When I lost my lease, Ara said there might be a room on Montgomery Street, and so I moved in with Alice, Hannah, Sarah, Bianca, and Kate. The house was by the art school and the women’s college, and it stacked full of mismatched, unclaimed belongings from several generations of roommates. At first I hid in my room and tried not to be noticed. I was so conspicuously male, and so out of proportion. I never had sisters.
They cooked together, mixed teas and tinctures, dyed fabrics in the backyard, designed costumes for children’s plays, wrote songs and poems, gave each other late-night tattoos, smithed jewelry, and stitched leather. They read tarot, talked aura, charted horoscopes, and parked their dirt bikes in the basement. The everyday physical and emotional closeness completely flooded me. I remember the first night we all said, “I love you,” before bed.

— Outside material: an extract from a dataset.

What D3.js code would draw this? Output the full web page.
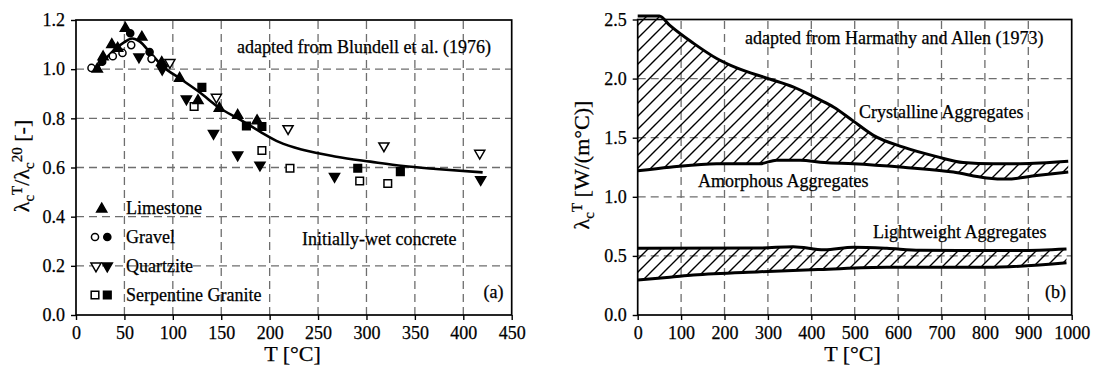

It all started to blur and bleed together. The paintings on the wall became our own poses, the drawings on your body drip back into the books on the shelf. I couldn’t believe the caring touches, the open hearts, the blushes of affection, the care and the clutter. I never wanted to move out.
You once made a book every week—what is the story behind that and the books?
When I was in grad school, I wanted to make the perfect book, something in the great American photographic tradition, something that cranky old Walker Evans would find worthy. It's good to be ambitious, but those impossibly heavy expectations weren’t helpful. Trying to make a flawless photobook was getting in the way of actually making the pictures—experimenting, reaching outside of my comfort zone, daring to fail. The perfect is the enemy of the good, y’know?
Jörg Colberg was my advisor at the time, and he picked up on my confusion. He came up with a devious but extremely helpful assignment—he challenged me to make a book every month for a year. I would give him the title on Day 1, shoot until Day 29, and then have all of Day 30 to edit and layout everything. It was the best assignment I ever got.
In the first few months, I made a few of my usual lyrical heartbreak books, but I was out of ideas by April. In the months ahead I cut up my pictures and collaged them, photographed myself at a cosplay festival, played with time and sequence, mixed text and image, wrote poems and made a book with every single reference jpg on my desktop. I got to know myself as an editor, learned to take myself less seriously, and started to see the gap between what my work was actually saying and what I just wished it said.
In the end I printed all twelve books as a single fat volume and made an edition of 2, one for me and one for Jörg.
What advice do you have for aspiring photographers?
Don’t quit.
Take a lot of pictures and spend time looking at them. Create a dedicated physical space to make art. Failure and rejection are part of the process; find a way to make your peace with both. Learn every part of the craft.
Read and see everything you can. Look carefully and practice noticing. Listen closely. Study the canon critically, and think about which voices have been left out. Search them out. Get a library card.
Get to know your own creative habits and project cycles. Work to make your practice sustainable. Learn how to help yourself.
Build community. Reach out to artists that you admire. Show pictures to other people, and figure out what kind of feedback is helpful for you and your work.
Find memoirs about a life in the arts by novelists and poets—they’ve been at it longer than us, and they’ve figured out how to keep going.
Make room for idle hours. Don’t let your day job take all day.